The overall look is unusual for a law firm, too. 200 employees are spread out on the single floor of a converted Sears department store (replacing five, disjointed floors in a conventional tower), where there is no mahogany wainscoting or heavy leather club chairs. Instead, white oak abounds, creating a beach-y, super casual feel. Being social is encouraged through shared desk spaces, which helps foster both osmotic learning for younger employees, and reverse mentorship so older generations get used to the ways of their millennial counterparts.

According to Bill Dowzer, principal of BVN design studio, which worked with Vancouver’s Studio B on the project, presenting Miller Thomson with solid, data-informed decisions was essential to back-up the design. “Having solid facts and figures is the only way you can sell an idea to a law firm,” he says. “They are very good at interrogating an idea, so the only way that you can take them out of their comfort zone is to support your ideas with something very, very concrete.”

For example, BVT had to show how a more open, flexible office would help attract and retain talent and boost productivity.
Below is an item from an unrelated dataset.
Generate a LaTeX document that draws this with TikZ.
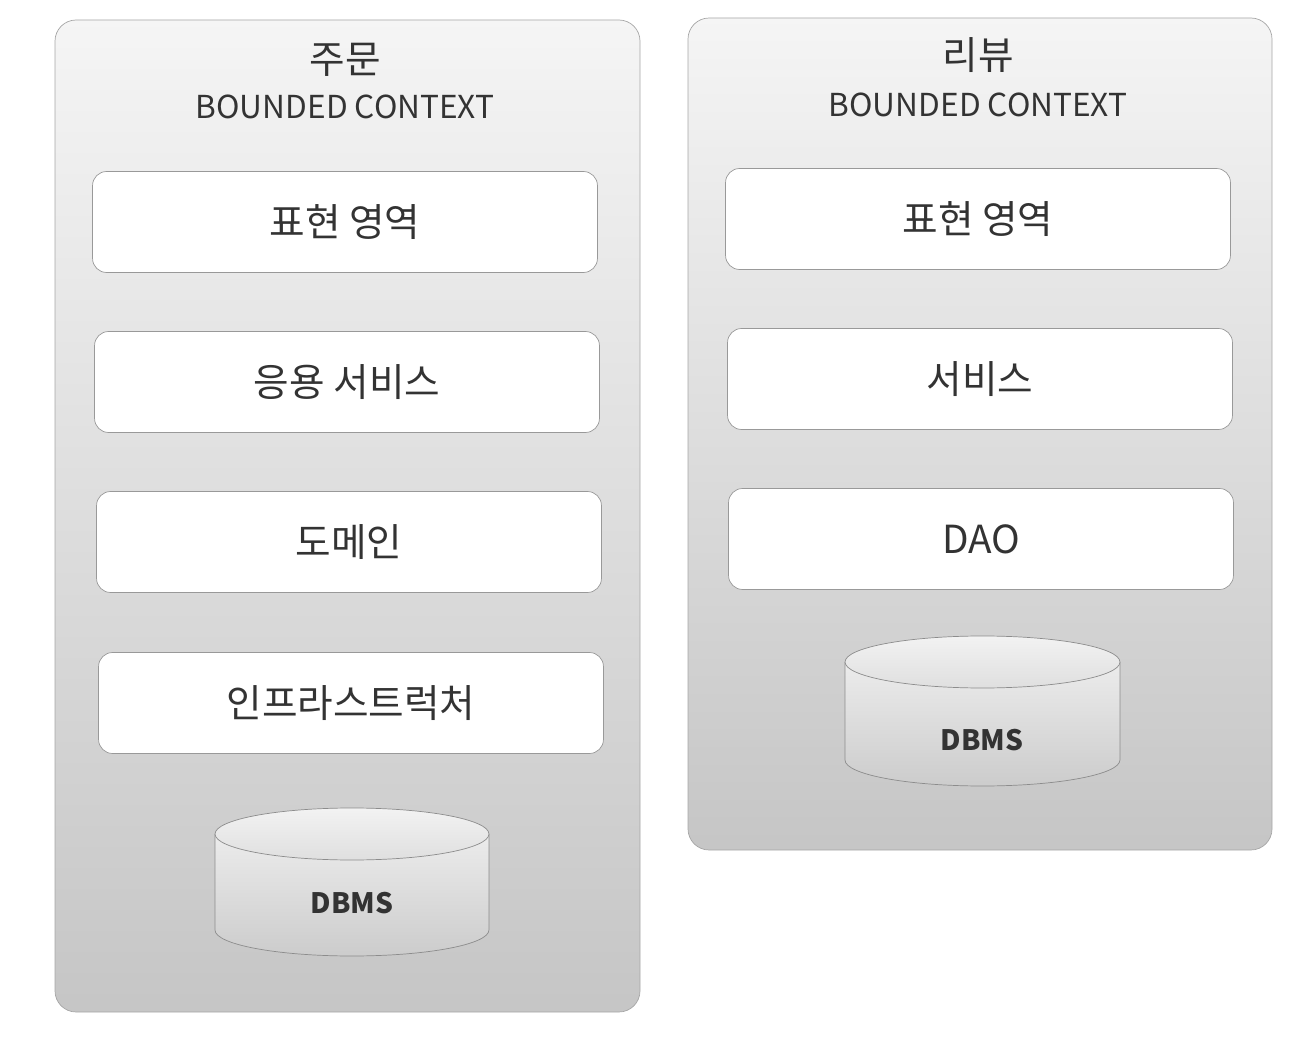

They not only provided Miller Thompson survey results from similarly innovative law offices, but introduced the firm to other law offices who could vouch for the benefits, including improved recruitments numbers, talent retention and higher productivity.
BVT also paid very close attention to the details. At the outset, they positioned several designers in Miller Thomson’s old offices for a month to study how the lawyers worked. “We knew they wanted to move toward something more collaborative,” says Dowzer. “Which typically means having working spaces for six to eight people. At a law firm, though, we saw that there are a higher number of introverts than normal. And for them, collaboration really means tables for three to four people. That really helped us refine the model.”